Decision Framework: Choosing Based on Your Needs
Quick Decision Guide
Choose Pinecone if:
- You need a fully managed solution
- Infrastructure management isn't your expertise
- Predictable performance matters more than cost optimization
- You're building for enterprise production
Choose Milvus if:
- You have billions of vectors to manage
- You have DevOps resources for infrastructure management
- GPU acceleration would benefit your use case
- Cost control at massive scale is important
Choose Weaviate if:
- You need hybrid search (vectors + keywords)
- You want open-source with strong community
- Real-time updates are critical
- Modular architecture matters to you
Choose Chroma if:
- You're prototyping or in early development
- Simplicity is your top priority
- Your vector workload is small-to-medium
- You want minimal operational overhead
Choose pgvector if:
- You already use PostgreSQL
- Your vector dataset is small
- You need SQL integration with vector search
- Simplicity and consistency are priorities
Scale Considerations
| Scale | Recommendation |
|---|---|
| < 1M vectors | Chroma, pgvector |
| 1M - 100M vectors | Pinecone, Weaviate, Qdrant |
| 100M+ vectors | Milvus, Pinecone, Weaviate (distributed) |
Infrastructure Trade-offs
| Factor | Managed (Pinecone) | Self-Hosted (Milvus, Weaviate, Qdrant) |
|---|---|---|
| Setup time | Minutes | Days to weeks |
| Operational cost | Usage-based | Infrastructure + staff |
| Scalability | Automatic | Requires planning |
| Customization | Limited | Full control |
| Data privacy | Cloud-based | On-premise option |
For organizations building comprehensive AI solutions, our AI automation services can help you implement the right vector database architecture for your specific requirements.
Pinecone
Fully managed, enterprise-grade, fastest time to production.

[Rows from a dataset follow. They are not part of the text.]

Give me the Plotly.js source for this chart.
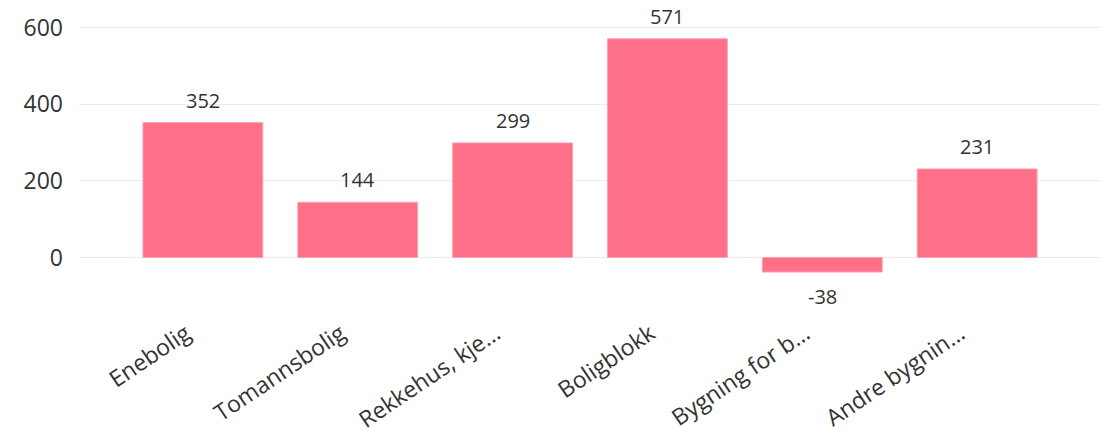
<!DOCTYPE html>
<html>
<head>
<meta charset="utf-8">
<script src="https://cdn.plot.ly/plotly-3.0.1.min.js"></script>
<style>html,body{margin:0;padding:0;background:#fff;}#chart{width:1114px;height:431px;}</style>
</head>
<body>
<div id="chart"></div>
<script>
const categories = ["Enebolig", "Tomannsbolig", "Rekkehus, kje…", "Boligblokk", "Bygning for b…", "Andre bygnin…"];
const values = [352, 144, 299, 571, -38, 231];
const yTickValues = [0, 200, 400, 600];

const trace = {
  type: 'bar',
  x: categories,
  y: values,
  marker: {color: '#FD7088', line: {color: '#FDA0B0', width: 1}},
  hoverinfo: 'x+y'
};

const annotations = categories.map((c, i) => ({
  x: c, y: values[i], text: String(values[i]),
  showarrow: false,
  xanchor: 'center',
  yanchor: values[i] >= 0 ? 'bottom' : 'top',
  yshift: values[i] >= 0 ? 7 : -9,
  font: {family: 'Open Sans, sans-serif', size: 20, color: '#333333'}
}));

const layout = {
  width: 1114, height: 431,
  margin: {l: 79, r: 13, t: 10, b: 136},
  paper_bgcolor: '#ffffff', plot_bgcolor: '#ffffff',
  showlegend: false,
  bargap: 0.226,
  font: {family: 'Open Sans, sans-serif', color: '#333333'},
  xaxis: {
    type: 'category',
    range: [-0.8, 5.8],
    tickangle: -34,
    tickfont: {size: 23, color: '#333333'},
    showgrid: false, zeroline: false, showline: false, ticks: '',
    ticklabelstandoff: 20,
    ticklabelshift: -17
  },
  yaxis: {
    range: [-98, 646],
    tickvals: yTickValues,
    ticktext: yTickValues.map(String),
    tickfont: {size: 23, color: '#333333'},
    gridcolor: '#EAECF0', gridwidth: 1,
    zeroline: true, zerolinecolor: '#EAECF0', zerolinewidth: 1,
    showline: false, ticks: '',
    ticklabelstandoff: 15
  },
  annotations: annotations
};

Plotly.newPlot('chart', [trace], layout, {displayModeBar: false, staticPlot: true});
</script>
</body>
</html>
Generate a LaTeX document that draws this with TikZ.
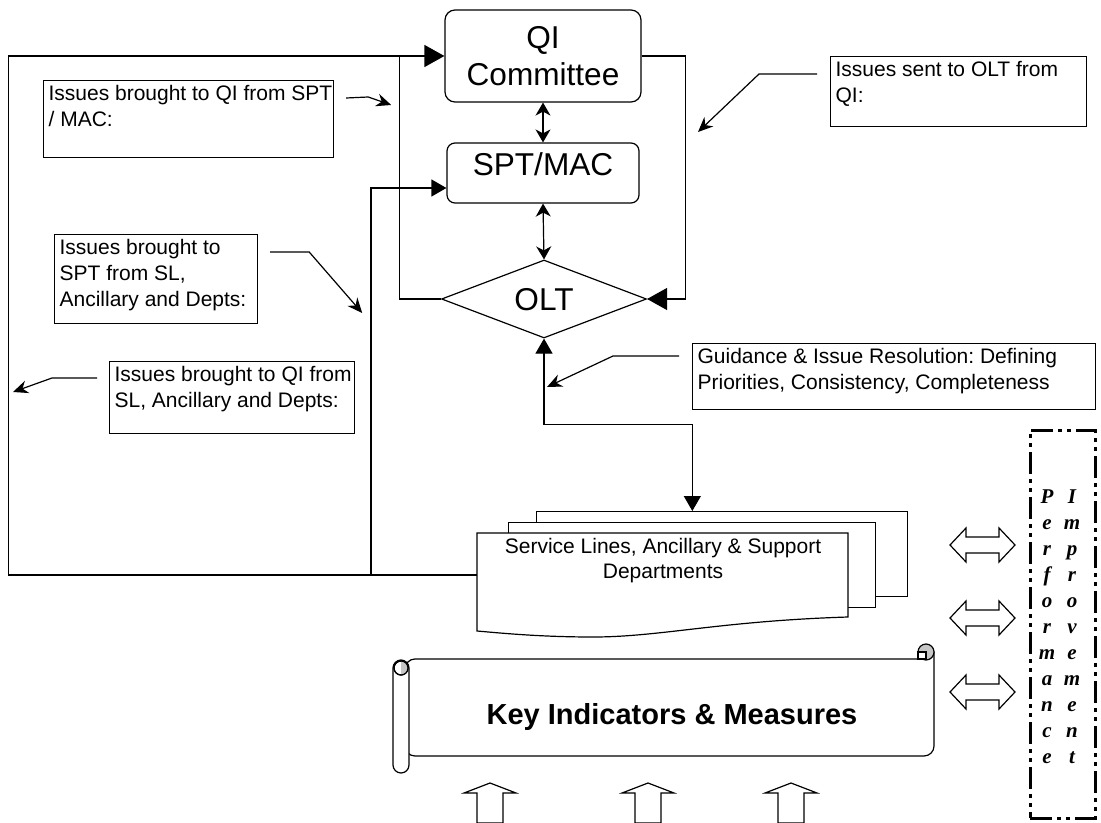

Best for teams prioritizing simplicity and reliability.
Weaviate
Open-source with hybrid search and modular architecture. Best for complex search requirements and custom deployments.
Milvus
Built for massive scale with GPU acceleration. Best for enterprise deployments with billions of vectors.
Chroma
Lightweight and developer-friendly. Best for prototyping and small-to-medium workloads.
pgvector
PostgreSQL extension for vector search. Best when you're already using PostgreSQL with small datasets.
Qdrant
High-performance Rust-based database. Best for self-hosted deployments requiring strong single-node performance.